Please give back word for word the lines below, from the first one through the one with "from matplotlib import font_manager".
━━━ DATA
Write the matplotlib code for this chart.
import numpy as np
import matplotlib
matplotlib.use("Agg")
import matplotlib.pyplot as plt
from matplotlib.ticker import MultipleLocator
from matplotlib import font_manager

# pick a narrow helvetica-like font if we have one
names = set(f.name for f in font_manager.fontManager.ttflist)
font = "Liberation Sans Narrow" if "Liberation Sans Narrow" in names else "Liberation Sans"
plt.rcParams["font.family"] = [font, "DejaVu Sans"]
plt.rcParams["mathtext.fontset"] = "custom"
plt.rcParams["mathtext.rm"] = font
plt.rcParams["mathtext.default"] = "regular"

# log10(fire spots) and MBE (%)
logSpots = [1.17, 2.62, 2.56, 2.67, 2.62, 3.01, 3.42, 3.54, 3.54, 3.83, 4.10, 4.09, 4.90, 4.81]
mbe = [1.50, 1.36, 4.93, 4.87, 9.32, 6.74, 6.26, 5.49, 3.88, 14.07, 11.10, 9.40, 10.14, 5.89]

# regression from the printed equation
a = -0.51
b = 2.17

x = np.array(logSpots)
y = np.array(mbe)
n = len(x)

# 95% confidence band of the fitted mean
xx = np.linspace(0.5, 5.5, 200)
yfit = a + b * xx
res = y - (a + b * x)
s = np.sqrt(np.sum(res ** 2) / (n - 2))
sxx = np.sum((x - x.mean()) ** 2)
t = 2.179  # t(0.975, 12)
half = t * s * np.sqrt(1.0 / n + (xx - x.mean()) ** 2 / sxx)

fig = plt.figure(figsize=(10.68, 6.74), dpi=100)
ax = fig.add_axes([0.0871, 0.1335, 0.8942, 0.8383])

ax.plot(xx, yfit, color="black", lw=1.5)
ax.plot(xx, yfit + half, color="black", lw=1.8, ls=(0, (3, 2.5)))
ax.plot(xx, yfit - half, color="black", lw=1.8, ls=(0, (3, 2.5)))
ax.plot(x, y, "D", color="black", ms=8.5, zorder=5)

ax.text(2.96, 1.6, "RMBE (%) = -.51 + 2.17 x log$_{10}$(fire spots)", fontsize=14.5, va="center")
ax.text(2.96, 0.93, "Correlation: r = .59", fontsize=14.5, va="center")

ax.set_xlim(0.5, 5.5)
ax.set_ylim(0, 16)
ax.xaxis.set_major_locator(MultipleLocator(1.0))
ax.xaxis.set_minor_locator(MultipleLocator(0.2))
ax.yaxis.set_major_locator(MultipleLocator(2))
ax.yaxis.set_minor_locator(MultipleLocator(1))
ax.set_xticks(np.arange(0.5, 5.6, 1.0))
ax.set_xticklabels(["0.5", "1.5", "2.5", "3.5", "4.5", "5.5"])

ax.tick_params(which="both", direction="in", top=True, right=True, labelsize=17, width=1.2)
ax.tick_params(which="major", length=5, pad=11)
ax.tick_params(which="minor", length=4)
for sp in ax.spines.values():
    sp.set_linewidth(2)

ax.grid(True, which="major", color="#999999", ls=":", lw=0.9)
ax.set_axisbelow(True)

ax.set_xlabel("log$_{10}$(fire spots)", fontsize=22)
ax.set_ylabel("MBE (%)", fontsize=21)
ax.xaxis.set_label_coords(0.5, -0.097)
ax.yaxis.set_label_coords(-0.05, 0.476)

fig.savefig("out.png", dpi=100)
━━━━━━
> **SOLUTION FOR THIS TASK**:
Write the matplotlib code for this chart.
import numpy as np
import matplotlib
matplotlib.use("Agg")
import matplotlib.pyplot as plt
from matplotlib.ticker import MultipleLocator
from matplotlib import font_manager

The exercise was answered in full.